====== INFORMATION PROVIDED

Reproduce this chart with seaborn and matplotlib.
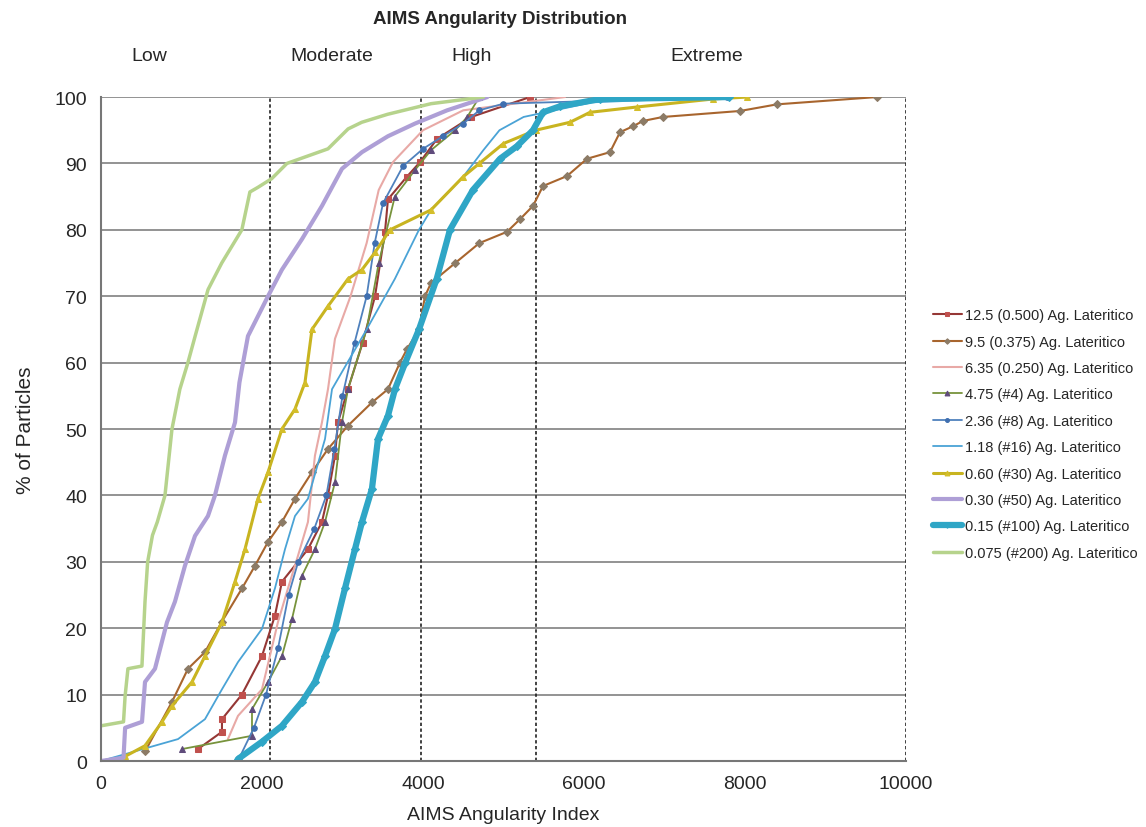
import numpy as np
import pandas as pd
import matplotlib
matplotlib.use("Agg")
import matplotlib.pyplot as plt
import seaborn as sns

sns.set_style("white")
plt.rcParams['font.family'] = ['Liberation Sans', 'DejaVu Sans']

# curves (AIMS index, % of particles)
x_125 = [1205, 1503, 1503, 1750, 2000, 2161, 2248, 2571, 2745, 2820, 2907, 2944, 3068, 3250, 3404, 3528, 3565, 3800, 3963, 4174, 4600, 5330]
y_125 = [1.8, 4.4, 6.3, 10, 15.8, 21.9, 27, 31.9, 36, 40, 46, 51, 56, 63, 70, 79.7, 84.6, 88, 90.2, 93.7, 97, 100]

x_95 = [550, 882, 1081, 1292, 1503, 1752, 1913, 2075, 2248, 2410, 2621, 2820, 3068, 3366, 3565, 3714, 3800, 3950, 4025, 4100, 4400, 4700, 5043, 5205, 5366, 5491, 5789, 6037, 6323, 6447, 6609, 6733, 6981, 7938, 8398, 9640]
y_95 = [1.5, 8.9, 13.9, 16.4, 21, 26, 29.4, 33, 36, 39.5, 43.5, 47, 50.5, 54, 56, 60, 62, 65, 70, 72, 75, 78, 79.7, 81.6, 83.6, 86.6, 88.1, 90.7, 91.7, 94.7, 95.6, 96.4, 97, 97.9, 98.9, 100]

x_635 = [1577, 1702, 2000, 2198, 2323, 2447, 2571, 2658, 2745, 2820, 2907, 3100, 3300, 3450, 3627, 4000, 4500, 5764]
y_635 = [3.3, 6.8, 10.8, 20.9, 26, 30.9, 36, 46, 51, 56, 63.6, 70, 78, 86, 90.2, 95, 98, 100]

x_475 = [1006, 1876, 1876, 2075, 2248, 2373, 2497, 2658, 2783, 2907, 2994, 3068, 3300, 3450, 3650, 3900, 4100, 4400, 4550, 4700]
y_475 = [1.8, 3.8, 7.8, 11.9, 15.8, 21.4, 27.9, 31.9, 36, 42, 51, 56, 65, 75, 85, 89, 92, 95, 97, 100]

x_236 = [1700, 1900, 2050, 2200, 2330, 2450, 2650, 2800, 2900, 3000, 3150, 3300, 3400, 3503, 3752, 4000, 4248, 4500, 4700, 5000, 7776]
y_236 = [0, 5, 10, 17, 25, 30, 35, 40, 47, 55, 63, 70, 78, 84, 89.6, 92.2, 94.1, 96, 98, 99, 100]

x_118 = [0, 957, 1292, 1503, 1702, 2000, 2161, 2286, 2410, 2571, 2783, 2870, 3300, 3650, 3950, 4100, 4500, 4750, 4950, 5250, 6100, 7700]
y_118 = [0, 3.3, 6.3, 10.8, 14.9, 19.9, 26, 31.9, 36.9, 39.5, 48.5, 56, 65, 72.6, 80, 83, 88, 92, 95, 97, 99.2, 100]

x_060 = [300, 547, 758, 882, 1130, 1292, 1503, 1665, 1789, 1950, 2075, 2248, 2410, 2534, 2621, 2820, 3068, 3242, 3404, 3590, 4100, 4500, 4700, 5000, 5400, 5826, 6075, 6658, 7600, 8025]
y_060 = [0.7, 2.3, 5.9, 8.3, 11.9, 15.8, 20.9, 27, 31.9, 39.5, 43.5, 50, 53, 57, 65, 68.5, 72.6, 74, 76.6, 80, 83, 88, 90, 93, 95, 96.2, 97.7, 98.5, 99.7, 100]

x_030 = [0, 280, 300, 510, 547, 671, 820, 919, 1043, 1168, 1329, 1416, 1540, 1665, 1720, 1826, 2075, 2248, 2497, 2745, 2994, 3242, 3565, 3900, 4300, 4800]
y_030 = [0, 0.5, 5, 5.9, 11.9, 13.9, 20.9, 24, 29.4, 33.9, 36.9, 40, 46, 51, 57, 64, 70, 74, 78.6, 83.6, 89.2, 91.7, 94.1, 96, 98, 100]

x_015 = [1702, 2000, 2248, 2497, 2658, 2783, 2907, 3031, 3155, 3242, 3366, 3441, 3565, 3652, 3780, 3950, 4170, 4335, 4620, 4957, 5168, 5366, 5491, 5700, 6200, 7800]
y_015 = [0.3, 2.9, 5.3, 8.9, 11.9, 15.8, 19.9, 26, 31.9, 36, 41, 48.5, 52, 56, 60, 65, 72.6, 80, 86, 90.7, 92.6, 95, 97.7, 98.6, 99.7, 100]

x_0075 = [0, 280, 300, 335, 509, 547, 580, 640, 700, 795, 882, 980, 1080, 1170, 1330, 1500, 1750, 1850, 1950, 2120, 2310, 2820, 3070, 3240, 3560, 4100, 4750]
y_0075 = [5.3, 5.9, 9.8, 13.9, 14.3, 24, 30, 34, 36, 40, 50, 56, 60, 64, 71, 75, 80, 85.7, 86.4, 87.7, 90, 92.2, 95.2, 96.2, 97.4, 99, 100]

labels = ["12.5 (0.500) Ag. Lateritico", "9.5 (0.375) Ag. Lateritico", "6.35 (0.250) Ag. Lateritico",
          "4.75 (#4) Ag. Lateritico", "2.36 (#8) Ag. Lateritico", "1.18 (#16) Ag. Lateritico",
          "0.60 (#30) Ag. Lateritico", "0.30 (#50) Ag. Lateritico", "0.15 (#100) Ag. Lateritico",
          "0.075 (#200) Ag. Lateritico"]
zone_names = ["Low", "Moderate", "High", "Extreme"]
zone_pos = [600, 2870, 4600, 7530]
zone_limits = [2100, 3975, 5400, 10000]

series = [(x_125, y_125), (x_95, y_95), (x_635, y_635), (x_475, y_475), (x_236, y_236),
          (x_118, y_118), (x_060, y_060), (x_030, y_030), (x_015, y_015), (x_0075, y_0075)]

# style per series: color, marker, marker color, line width, marker size
styles = [
    ("#953735", "s", "#C0504D", 1.5, 5),
    ("#A8652E", "D", "#8C7B66", 1.5, 4),
    ("#E8A9A6", None, None, 1.5, 0),
    ("#77933C", "^", "#5F4B7B", 1.3, 5),
    ("#4F81BD", "o", "#3F6FB0", 1.3, 4),
    ("#4AA3D6", None, None, 1.3, 0),
    ("#C8B420", "^", "#D4BE2A", 2.2, 5),
    ("#AE9FD6", None, None, 3.0, 0),
    ("#2FA6C6", "D", "#2FA6C6", 4.5, 4),
    ("#B6D38C", None, None, 2.5, 0),
]

fig = plt.figure(figsize=(11.46, 8.28), dpi=100)
ax = fig.add_axes([0.0881, 0.0797, 0.7025, 0.8019])

for (xs, ys), lab, (c, m, mc, lw, ms) in zip(series, labels, styles):
    sns.lineplot(x=xs, y=ys, ax=ax, estimator=None, sort=False, color=c, lw=lw,
                 marker=m, markersize=ms, markerfacecolor=mc, markeredgecolor=mc,
                 label=lab)

ax.set_xlim(0, 10000)
ax.set_ylim(0, 100)
ax.set_xticks(range(0, 10001, 2000))
ax.set_yticks(range(0, 101, 10))
ax.tick_params(labelsize=14, length=0, pad=10)
ax.yaxis.grid(True, color="#8a8a8a", lw=1.3)
ax.set_axisbelow(True)
for xl in zone_limits:
    ax.axvline(xl, color="#222222", ls=(0, (2, 1.5)), lw=1.2, zorder=1)
for s in ["top", "right"]:
    ax.spines[s].set_visible(False)
ax.spines["left"].set_color("#777777")
ax.spines["bottom"].set_color("#777777")
ax.spines["left"].set_linewidth(1.5)
ax.spines["bottom"].set_linewidth(1.5)

for name, xp in zip(zone_names, zone_pos):
    ax.text(xp, 106.3, name, ha="center", va="center", fontsize=14, clip_on=False)

ax.set_xlabel("AIMS Angularity Index", fontsize=14, labelpad=10)
ax.set_ylabel("% of Particles", fontsize=15, labelpad=14)
fig.text(0.436, 0.977, "AIMS Angularity Distribution", ha="center", va="center",
         fontsize=13.5, fontweight="bold")

ax.legend(loc="center left", bbox_to_anchor=(0.814, 0.4746), bbox_transform=fig.transFigure,
          frameon=False, fontsize=10.5, handlelength=2.0, labelspacing=0.85, handletextpad=0.2,
          markerscale=0.7, borderpad=0, borderaxespad=0)

fig.savefig("out.png", dpi=100)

============

#### [AIM]
Repeat the lines exactly as they stand, from the opening line of the data through the line with "plt.rcParams['font.family'] = ['Liberation". Pictures stay out of the copy.

#### [FULL RESPONSE]
Reproduce this chart with seaborn and matplotlib.
import numpy as np
import pandas as pd
import matplotlib
matplotlib.use("Agg")
import matplotlib.pyplot as plt
import seaborn as sns

sns.set_style("white")
plt.rcParams['font.family'] = ['Liberation Sans', 'DejaVu Sans']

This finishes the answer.